Murat Yetkin'in yazısının bir kısmı şöyle:

"Burbuçe, bizim Kosova prensesimiz Burbuçe, 4 Ağustos’ta 59 yaşında kansere yenik düşen yaşıtım, sevgili meslektaşım Burbuçe, işte Cavit Çağlar (daha sonra Ayhan Şahenk’in) yatırımıyla, Nuri Çolakoğlu’nun orkestra şefliğinde, Tayfun Ertan’ın Birinci Kemanlığında, hepimizin üzerine düşeni olabildiğince heyecanla yaptığı bu yapının niteliğini, bilgi ve yeteneğiyle artıran bir üyesiydi.

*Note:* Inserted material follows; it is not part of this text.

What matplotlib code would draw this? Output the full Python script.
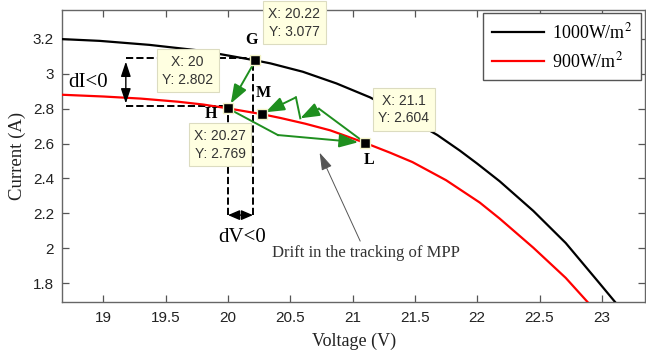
import matplotlib
matplotlib.use("Agg")
import matplotlib.pyplot as plt

plt.rcParams["mathtext.fontset"] = "stix"

# I-V characteristic at 1000 W/m2 (voltage in V, current in A)
black_v = [18.67, 18.97, 19.37, 19.78, 20.04, 20.22, 20.34, 20.60, 20.87, 21.14,
           21.40, 21.68, 21.86, 22.00, 22.18, 22.45, 22.71, 22.98, 23.115]
black_i = [3.199, 3.189, 3.166, 3.133, 3.100, 3.077, 3.060, 3.012, 2.945, 2.865,
           2.765, 2.649, 2.560, 2.485, 2.384, 2.214, 2.030, 1.800, 1.684]

# I-V characteristic at 900 W/m2
red_v = [18.67, 19.00, 19.30, 19.60, 19.80, 20.00, 20.27, 20.42, 20.62, 20.82,
         21.10, 21.30, 21.48, 21.75, 22.02, 22.18, 22.45, 22.71, 22.895]
red_i = [2.880, 2.870, 2.858, 2.840, 2.824, 2.802, 2.769, 2.747, 2.714, 2.676,
         2.604, 2.548, 2.494, 2.390, 2.262, 2.170, 2.003, 1.830, 1.684]

# Operating points picked on the curves
pt_names = ["G", "H", "M", "L"]
pt_v = [20.22, 20.00, 20.27, 21.10]
pt_i = [3.077, 2.802, 2.769, 2.604]

# Waypoints of the green tracking path
path_hl = [(20.40, 2.649)]                        # bend between H and L
path_l_back = [(20.73, 2.800), (20.58, 2.745)]    # L -> back towards M
path_m = [(20.545, 2.865)]                        # bend before M

# dI / dV construction
di_v = 19.18
di_levels = [3.090, 2.815]
dv_level = 2.19
dv_x = [20.00, 20.20]

# Drift annotation
drift_tip = (20.735, 2.548)
drift_text_pos = (21.105, 1.972)

x_ticks = [19, 19.5, 20, 20.5, 21, 21.5, 22, 22.5, 23]
y_ticks = [1.8, 2.0, 2.2, 2.4, 2.6, 2.8, 3.0, 3.2]

green = "#1f8f1f"
serif = "Liberation Serif"
sans = "Liberation Sans"

fig = plt.figure(figsize=(6.46, 3.57), dpi=100)
ax = fig.add_axes([0.0964, 0.1532, 0.9028, 0.8188])

ax.plot(black_v, black_i, color="black", lw=1.6, label="1000W/m$^2$", zorder=3)
ax.plot(red_v, red_i, color="#ff0000", lw=1.6, label="900W/m$^2$", zorder=3)

ax.set_xlim(18.67, 23.35)
ax.set_ylim(1.69, 3.366)
ax.set_xticks(x_ticks)
ax.set_xticklabels([f"{t:g}" for t in x_ticks])
ax.set_yticks(y_ticks)
ax.set_yticklabels([f"{t:g}" for t in y_ticks])
ax.tick_params(direction="in", length=5, width=0.9, color="#555555",
               top=True, right=True, labelsize=11, labelcolor="#222222", pad=6)
for lab in ax.get_xticklabels() + ax.get_yticklabels():
    lab.set_fontfamily(sans)
for sp in ax.spines.values():
    sp.set_color("#666666")
    sp.set_linewidth(1.0)

ax.set_xlabel("Voltage (V)", fontfamily=serif, fontsize=13, color="#222222", labelpad=6)
ax.set_ylabel("Current (A)", fontfamily=serif, fontsize=13.5, color="#222222", labelpad=5)

# dashed construction lines
gV, hV = pt_v[0], pt_v[1]
gI, hI = pt_i[0], pt_i[1]
ax.plot([di_v, gV], [di_levels[0], di_levels[0]], ls="--", color="black", lw=1.4, zorder=2)
ax.plot([di_v, hV], [di_levels[1], di_levels[1]], ls="--", color="black", lw=1.4, zorder=2)
ax.plot([dv_x[0], dv_x[0]], [dv_level, hI], ls="--", color="black", lw=1.4, zorder=2)
ax.plot([dv_x[1], dv_x[1]], [dv_level, gI], ls="--", color="black", lw=1.4, zorder=2)

ax.annotate("", xy=(di_v, di_levels[1] + 0.015), xytext=(di_v, di_levels[0] - 0.02),
            arrowprops=dict(arrowstyle="<|-|>,head_length=0.9,head_width=0.3",
                            color="black", lw=1.0, shrinkA=0, shrinkB=0), zorder=4)
ax.annotate("", xy=(dv_x[0], dv_level), xytext=(dv_x[1], dv_level),
            arrowprops=dict(arrowstyle="<|-|>,head_length=0.7,head_width=0.3",
                            color="black", lw=1.0, shrinkA=0, shrinkB=0), zorder=4)
ax.text(18.88, 2.95, "dI<0", fontfamily=serif, fontsize=15, ha="center", va="center")
ax.text(20.11, 2.06, "dV<0", fontfamily=serif, fontsize=15, ha="center", va="center")

# green tracking path
head = "-|>,head_length=1.15,head_width=0.42"
def green_arrow(p0, p1, shrink_end=0):
    ax.annotate("", xy=p1, xytext=p0,
                arrowprops=dict(arrowstyle=head, color=green, lw=1.4,
                                shrinkA=0, shrinkB=shrink_end), zorder=5)

def green_line(pts):
    ax.plot([p[0] for p in pts], [p[1] for p in pts], color=green, lw=1.4, zorder=5)

G = (pt_v[0], pt_i[0])
H = (pt_v[1], pt_i[1])
M = (pt_v[2], pt_i[2])
L = (pt_v[3], pt_i[3])

green_arrow(G, H, shrink_end=4)
green_line([H] + path_hl)
green_arrow(path_hl[-1], L, shrink_end=5)
green_line([L, path_l_back[0]])
green_arrow(path_l_back[0], path_l_back[1])
green_line([path_l_back[1]] + path_m)
green_arrow(path_m[-1], M, shrink_end=3)

# picked points
ax.plot(pt_v, pt_i, ls="none", marker="s", ms=7, mfc="black", mec="#f3f3c8",
        mew=1.0, zorder=7)

# point letters (offsets in points)
letter_offsets = {"G": (-3, 15), "H": (-12, -4), "M": (1, 15), "L": (3, -12)}
for name, v, i in zip(pt_names, pt_v, pt_i):
    ax.annotate(name, xy=(v, i), xytext=letter_offsets[name], textcoords="offset points",
                ha="center", va="center", fontfamily=serif, fontweight="bold",
                fontsize=11.5, zorder=8)

# data tips
tip_offsets = {"G": (28, 27), "H": (-29, 27), "M": (-30, -22), "L": (28, 24)}
for name, v, i in zip(pt_names, pt_v, pt_i):
    ax.annotate(f"X: {v:g}\nY: {i:g}", xy=(v, i), xytext=tip_offsets[name],
                textcoords="offset points", ha="center", va="center",
                fontfamily=sans, fontsize=10, color="#333333", linespacing=1.35,
                bbox=dict(boxstyle="square,pad=0.4", fc="#ffffe1", ec="#dcdcc0", lw=0.8),
                zorder=9, annotation_clip=False)

# drift annotation
ax.annotate("Drift in the tracking of MPP", xy=drift_tip, xytext=drift_text_pos,
            ha="center", va="center", fontfamily=serif, fontsize=12, color="#333333",
            arrowprops=dict(arrowstyle="-|>,head_length=0.9,head_width=0.28",
                            color="#555555", lw=0.7, shrinkA=1, shrinkB=0),
            zorder=6)

leg = ax.legend(loc="upper right", bbox_to_anchor=(0.993, 0.99), borderaxespad=0,
                prop={"family": serif, "size": 13}, handlelength=2.9,
                handletextpad=0.45, labelspacing=0.5, borderpad=0.5,
                fancybox=False, framealpha=1)
leg.get_frame().set_edgecolor("#555555")
leg.get_frame().set_linewidth(1.0)
leg.set_zorder(10)

fig.savefig("out.png", dpi=100)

Bitirirken, Güldener Sonumut’tan bir hatırlatmayı da aktarayım. Kosova savaşı sürerken Brüksel’deki NATO Karargâhında her gün basına brifing veriliyor, Güldener de bunu anında canlı yayınla aktarıyordu. Ama o zamanın NTV izleyicileri iki kat şanslıydı, çünkü Burbuçe aynı bilgileri, daha da ayrıntısıyla yarım saat kadar önce Priştina’dan bildirmiş oluyordu. Güldener, Burbuçe’nin ne dediğinin Brüksel’de yakından izlendiğini gurur duyarak hatırlıyor hâlâ.

Dürüst gazetecilik örneği güzel arkadaşımızı sevgi ve rahmetle anarken çok değil, yirmi yıl kadar önceki yayıncılık, habercilik standartlarından da bir kesit vermek, bir zamanlar NTV derken aslında bir zamanlar medyayı anlatmak istedim bu vesileyle. Bugünlerdeki medya ilişkilerine ne kadar uzak, her bakımdan ne kadar uzak, değil mi? Belki de böylece yeni bir medya tartışması başlatmak da istedim böylece."